Everything from the first line of the data through the line with "const LABEL_FONT = '12.5px" is to be echoed exactly, minus the pictures.

— Raw data —
━━━━━━━━━━━━━━━━
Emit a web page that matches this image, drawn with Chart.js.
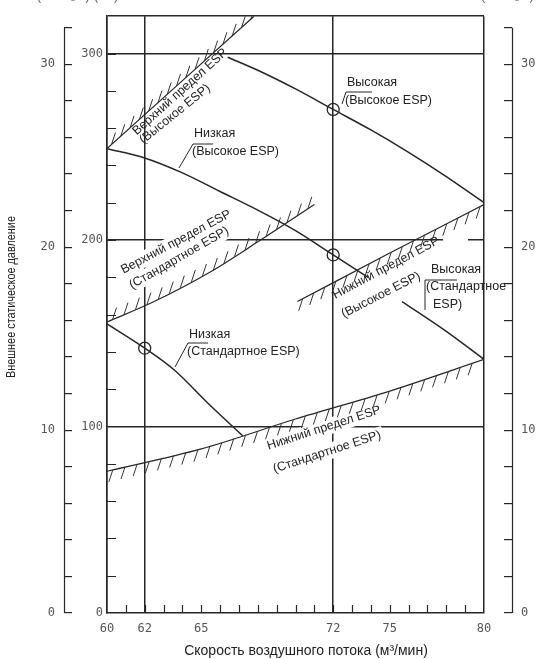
<!DOCTYPE html>
<html>
<head>
<meta charset="utf-8">
<script src="https://cdn.jsdelivr.net/npm/chart.js@4.4.0/dist/chart.umd.min.js"></script>
<style>
  html, body { margin: 0; padding: 0; background: #fff; }
</style>
</head>
<body>
<canvas id="chart" width="539" height="659"></canvas>
<script>
// airflow (m3/min) vs external static pressure (Pa)
const highHighX = [66.4, 68, 70, 72, 74, 76, 78, 80];
const highHighY = [298, 291, 281, 270, 259, 247, 234, 220];

const lowHighX = [60, 62, 64, 66, 68, 70, 72, 73.85];
const lowHighY = [249, 244, 236, 226, 216, 205, 192, 180];

const lowStdX = [60, 62, 63.6, 65.3, 67.2];
const lowStdY = [155, 142, 130, 113, 95];

const highStdX = [75.65, 78, 80];
const highStdY = [167, 151, 136];

// ESP limit lines
const upperHighX = [60, 67.8];
const upperHighY = [249, 320];
const upperStdX = [60, 62.5, 65.5, 68, 71];
const upperStdY = [156, 167, 183, 199, 219];
const lowerHighX = [70.1, 75, 80];
const lowerHighY = [167, 193, 219];
const lowerStdX = [60, 65, 70, 75, 80];
const lowerStdY = [76, 88, 104, 119, 136];

// rated points
const markX = [62, 72, 72];
const markY = [142, 270, 192];

// axes
const xLabels = [60, 62, 65, 72, 75, 80];
const xGridLines = [60, 62, 72, 80];
const paLabels = [0, 100, 200, 300];
const paGridLines = [100, 200, 300, 320];
const mmLabels = [0, 10, 20, 30];
const PA_PER_MM = 9.80665;

const LINE = '#262626';
const TEXT = '#222';
const TICK_TEXT = '#555';
const LABEL_FONT = '12.5px "Liberation Sans", Arial, sans-serif';

const pts = (xs, ys) => xs.map((x, i) => ({ x: x, y: ys[i] }));

const curve = (data, extra) => Object.assign({
  data: data,
  showLine: true,
  borderColor: LINE,
  borderWidth: 1.5,
  pointRadius: 0,
  cubicInterpolationMode: 'monotone',
  fill: false
}, extra || {});

// text placed on the chart (pixels)
const rotLabels = [
  { text: 'Верхний предел ESP', x: 180, y: 92, angle: -42 },
  { text: '(Высокое ESP)', x: 175, y: 114, angle: -39 },
  { text: 'Верхний предел ESP', x: 176, y: 242, angle: -28, bg: true },
  { text: '(Стандартное ESP)', x: 179, y: 258, angle: -30, bg: true },
  { text: 'Нижний предел ESP', x: 386, y: 268, angle: -28 },
  { text: '(Высокое ESP)', x: 381, y: 295, angle: -27 },
  { text: 'Нижний предел ESP', x: 324, y: 428, angle: -18, bg: true },
  { text: '(Стандартное ESP)', x: 327, y: 452, angle: -18, bg: true }
];
const flatLabels = [
  { text: 'Высокая', x: 347, y: 83 },
  { text: '(Высокое ESP)', x: 345, y: 101 },
  { text: 'Низкая', x: 194, y: 134 },
  { text: '(Высокое ESP)', x: 192, y: 152 },
  { text: 'Низкая', x: 189, y: 335 },
  { text: '(Стандартное ESP)', x: 187, y: 352 },
  { text: 'Высокая', x: 431, y: 270 },
  { text: '(Стандартное', x: 426, y: 287 },
  { text: 'ESP)', x: 433, y: 305 }
];
const leaders = [
  [[346, 92], [372, 92]], [[346, 92], [342, 104]],
  [[193, 144], [213, 144]], [[193, 144], [179, 168]],
  [[188, 343], [208, 343]], [[188, 343], [175, 367]],
  [[425, 280], [457, 280]], [[425, 280], [425, 310]]
];
// unit captions, cut off by the top edge in the original
const unitTexts = [
  { text: '(мм H₂O)', x: 37 },
  { text: '(Па)', x: 94 },
  { text: '(мм H₂O)', x: 481 }
];
// small white gap in the 200 Pa line, right side
const gridGaps = [[443, 230, 25, 12]];

// white boxes behind some labels (cuts the grid lines like the original)
const labelBoxes = {
  id: 'labelBoxes',
  beforeDatasetsDraw(chart) {
    const ctx = chart.ctx;
    ctx.save();
    ctx.font = LABEL_FONT;
    ctx.fillStyle = '#fff';
    rotLabels.filter(l => l.bg).forEach(l => {
      const w = ctx.measureText(l.text).width;
      ctx.save();
      ctx.translate(l.x, l.y);
      ctx.rotate(l.angle * Math.PI / 180);
      ctx.fillRect(-w / 2 - 3, -8, w + 6, 16);
      ctx.restore();
    });
    gridGaps.forEach(g => ctx.fillRect(g[0], g[1], g[2], g[3]));
    ctx.restore();
  }
};

// hatch marks on the ESP limit lines
const hatch = {
  id: 'hatch',
  afterDatasetsDraw(chart) {
    const ctx = chart.ctx;
    const area = chart.chartArea;
    ctx.save();
    ctx.beginPath();
    ctx.rect(area.left, area.top, area.right - area.left, area.bottom - area.top);
    ctx.clip();
    ctx.strokeStyle = '#333';
    ctx.lineWidth = 1;
    chart.data.datasets.forEach((ds, i) => {
      if (!ds.hatch) return;
      const p = chart.getDatasetMeta(i).data.map(e => [e.x, e.y]);
      const dir = ds.hatch === 'up' ? -1 : 1;
      const step = 12.5;
      let carry = 6;
      ctx.beginPath();
      for (let k = 0; k < p.length - 1; k++) {
        const [x0, y0] = p[k];
        const [x1, y1] = p[k + 1];
        const len = Math.hypot(x1 - x0, y1 - y0);
        let d = carry;
        while (d <= len) {
          const t = d / len;
          const hx = x0 + (x1 - x0) * t;
          const hy = y0 + (y1 - y0) * t;
          ctx.moveTo(hx, hy);
          ctx.lineTo(hx - dir * 4, hy + dir * 12);
          d += step;
        }
        carry = d - len;
      }
      ctx.stroke();
    });
    ctx.restore();
  }
};

// inward ticks, outer mmH2O brackets, titles and labels
const decor = {
  id: 'decor',
  afterDraw(chart) {
    const ctx = chart.ctx;
    const area = chart.chartArea;
    const sx = chart.scales.x;
    const sy = chart.scales.y;
    ctx.save();
    ctx.strokeStyle = LINE;
    ctx.lineWidth = 1.2;
    ctx.beginPath();
    sy.ticks.forEach(t => {
      if (t.value <= 0 || t.value >= 320) return;
      const y = Math.round(sy.getPixelForValue(t.value)) + 0.5;
      ctx.moveTo(area.left, y);
      ctx.lineTo(area.left + 9, y);
    });
    sx.ticks.forEach(t => {
      if (t.value <= 60 || t.value >= 80) return;
      const x = Math.round(sx.getPixelForValue(t.value)) + 0.5;
      ctx.moveTo(x, area.bottom);
      ctx.lineTo(x, area.bottom - 8);
    });
    // brackets of the mmH2O axes
    const mL = chart.scales.mmL;
    const mR = chart.scales.mmR;
    const xl = Math.round(mL.right - 8) + 0.5;
    const xr = Math.round(mR.left + 8) + 0.5;
    ctx.moveTo(xl, mL.getPixelForValue(0));
    ctx.lineTo(xl, mL.getPixelForValue(32));
    ctx.moveTo(xr, mR.getPixelForValue(0));
    ctx.lineTo(xr, mR.getPixelForValue(32));
    ctx.stroke();

    // leader lines
    ctx.lineWidth = 1;
    ctx.beginPath();
    leaders.forEach(l => {
      ctx.moveTo(l[0][0], l[0][1]);
      ctx.lineTo(l[1][0], l[1][1]);
    });
    ctx.stroke();

    ctx.fillStyle = TEXT;
    ctx.font = LABEL_FONT;
    ctx.textAlign = 'center';
    ctx.textBaseline = 'middle';
    rotLabels.forEach(l => {
      ctx.save();
      ctx.translate(l.x, l.y);
      ctx.rotate(l.angle * Math.PI / 180);
      ctx.fillText(l.text, 0, 0);
      ctx.restore();
    });
    ctx.textAlign = 'left';
    flatLabels.forEach(l => ctx.fillText(l.text, l.x, l.y));

    // units (only their lower edge shows)
    ctx.fillStyle = '#666';
    ctx.textBaseline = 'alphabetic';
    unitTexts.forEach(u => ctx.fillText(u.text, u.x, 0));

    // axis titles
    ctx.fillStyle = TEXT;
    ctx.textBaseline = 'middle';
    ctx.font = '14px "Liberation Sans", Arial, sans-serif';
    ctx.textAlign = 'center';
    ctx.fillText('Скорость воздушного потока (м³/мин)', 306, 651);
    ctx.save();
    ctx.translate(12, 297);
    ctx.rotate(-Math.PI / 2);
    ctx.scale(0.87, 1);
    ctx.font = '12.5px "Liberation Sans", Arial, sans-serif';
    ctx.fillText('Внешнее статическое давление', 0, 0);
    ctx.restore();
    ctx.restore();
  }
};

const tickFont = { family: '"DejaVu Sans Mono", monospace', size: 12 };

const mmScale = (position, extra) => Object.assign({
  type: 'linear',
  position: position,
  weight: 2,
  min: 0,
  max: 320 / PA_PER_MM,
  afterBuildTicks: s => {
    s.ticks = Array.from({ length: 17 }, (_, i) => ({ value: i * 2 }));
  },
  ticks: {
    padding: 9,
    color: TICK_TEXT,
    font: tickFont,
    callback: v => mmLabels.includes(v) ? String(v) : ''
  },
  grid: {
    drawOnChartArea: false,
    drawTicks: true,
    tickLength: 8,
    color: LINE,
    lineWidth: 1.2
  },
  border: { display: false }
}, extra);

new Chart(document.getElementById('chart'), {
  type: 'scatter',
  data: {
    datasets: [
      curve(pts(highHighX, highHighY)),
      curve(pts(lowHighX, lowHighY)),
      curve(pts(lowStdX, lowStdY)),
      curve(pts(highStdX, highStdY)),
      curve(pts(upperHighX, upperHighY), { borderWidth: 1.2, hatch: 'up' }),
      curve(pts(upperStdX, upperStdY), { borderWidth: 1.2, hatch: 'up' }),
      curve(pts(lowerHighX, lowerHighY), { borderWidth: 1.2, hatch: 'down' }),
      curve(pts(lowerStdX, lowerStdY), { borderWidth: 1.2, hatch: 'down' }),
      {
        data: pts(markX, markY),
        showLine: false,
        pointStyle: 'circle',
        pointRadius: 6,
        pointBorderWidth: 1.3,
        pointBorderColor: LINE,
        pointBackgroundColor: 'rgba(0,0,0,0)'
      }
    ]
  },
  options: {
    responsive: false,
    animation: false,
    devicePixelRatio: 1,
    layout: { padding: { top: 10, left: 0, right: 0, bottom: 0 } },
    plugins: { legend: { display: false }, tooltip: { enabled: false } },
    scales: {
      x: {
        type: 'linear',
        position: 'bottom',
        min: 60,
        max: 80,
        afterBuildTicks: s => {
          s.ticks = Array.from({ length: 21 }, (_, i) => ({ value: 60 + i }));
        },
        afterFit: s => { s.height = 46; },
        ticks: {
          autoSkip: false,
          maxRotation: 0,
          padding: 9,
          color: TICK_TEXT,
          font: tickFont,
          callback: v => xLabels.includes(v) ? String(v) : ''
        },
        grid: {
          drawTicks: false,
          lineWidth: 1.5,
          color: c => xGridLines.includes(c.tick.value) ? LINE : 'rgba(0,0,0,0)'
        },
        border: { display: true, color: LINE, width: 1.5 }
      },
      y: {
        type: 'linear',
        position: 'left',
        weight: 1,
        min: 0,
        max: 320,
        afterBuildTicks: s => {
          s.ticks = Array.from({ length: 17 }, (_, i) => ({ value: i * 20 }));
        },
        afterFit: s => { s.width = 35; },
        ticks: {
          padding: 4,
          color: TICK_TEXT,
          font: tickFont,
          callback: v => paLabels.includes(v) ? String(v) : ''
        },
        grid: {
          drawTicks: false,
          lineWidth: 1.5,
          color: c => paGridLines.includes(c.tick.value) ? LINE : 'rgba(0,0,0,0)'
        },
        border: { display: true, color: LINE, width: 1.5 }
      },
      mmL: mmScale('left', { afterFit: s => { s.width = 72; } }),
      spacer: {
        type: 'linear',
        position: 'right',
        weight: 1,
        min: 0,
        max: 320,
        afterFit: s => { s.width = 20; },
        ticks: { display: false },
        grid: { display: false },
        border: { display: false }
      },
      mmR: mmScale('right', { afterFit: s => { s.width = 35; } })
    }
  },
  plugins: [labelBoxes, hatch, decor]
});
</script>
</body>
</html>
━━━━━━━━━━━━━━━━
— Response for this exercise —
Emit a web page that matches this image, drawn with Chart.js.
<!DOCTYPE html>
<html>
<head>
<meta charset="utf-8">
<script src="https://cdn.jsdelivr.net/npm/chart.js@4.4.0/dist/chart.umd.min.js"></script>
<style>
  html, body { margin: 0; padding: 0; background: #fff; }
</style>
</head>
<body>
<canvas id="chart" width="539" height="659"></canvas>
<script>
// airflow (m3/min) vs external static pressure (Pa)
const highHighX = [66.4, 68, 70, 72, 74, 76, 78, 80];
const highHighY = [298, 291, 281, 270, 259, 247, 234, 220];

const lowHighX = [60, 62, 64, 66, 68, 70, 72, 73.85];
const lowHighY = [249, 244, 236, 226, 216, 205, 192, 180];

const lowStdX = [60, 62, 63.6, 65.3, 67.2];
const lowStdY = [155, 142, 130, 113, 95];

const highStdX = [75.65, 78, 80];
const highStdY = [167, 151, 136];

// ESP limit lines
const upperHighX = [60, 67.8];
const upperHighY = [249, 320];
const upperStdX = [60, 62.5, 65.5, 68, 71];
const upperStdY = [156, 167, 183, 199, 219];
const lowerHighX = [70.1, 75, 80];
const lowerHighY = [167, 193, 219];
const lowerStdX = [60, 65, 70, 75, 80];
const lowerStdY = [76, 88, 104, 119, 136];

// rated points
const markX = [62, 72, 72];
const markY = [142, 270, 192];

// axes
const xLabels = [60, 62, 65, 72, 75, 80];
const xGridLines = [60, 62, 72, 80];
const paLabels = [0, 100, 200, 300];
const paGridLines = [100, 200, 300, 320];
const mmLabels = [0, 10, 20, 30];
const PA_PER_MM = 9.80665;

const LINE = '#262626';
const TEXT = '#222';
const TICK_TEXT = '#555';
const LABEL_FONT = '12.5px "Liberation Sans", Arial, sans-serif';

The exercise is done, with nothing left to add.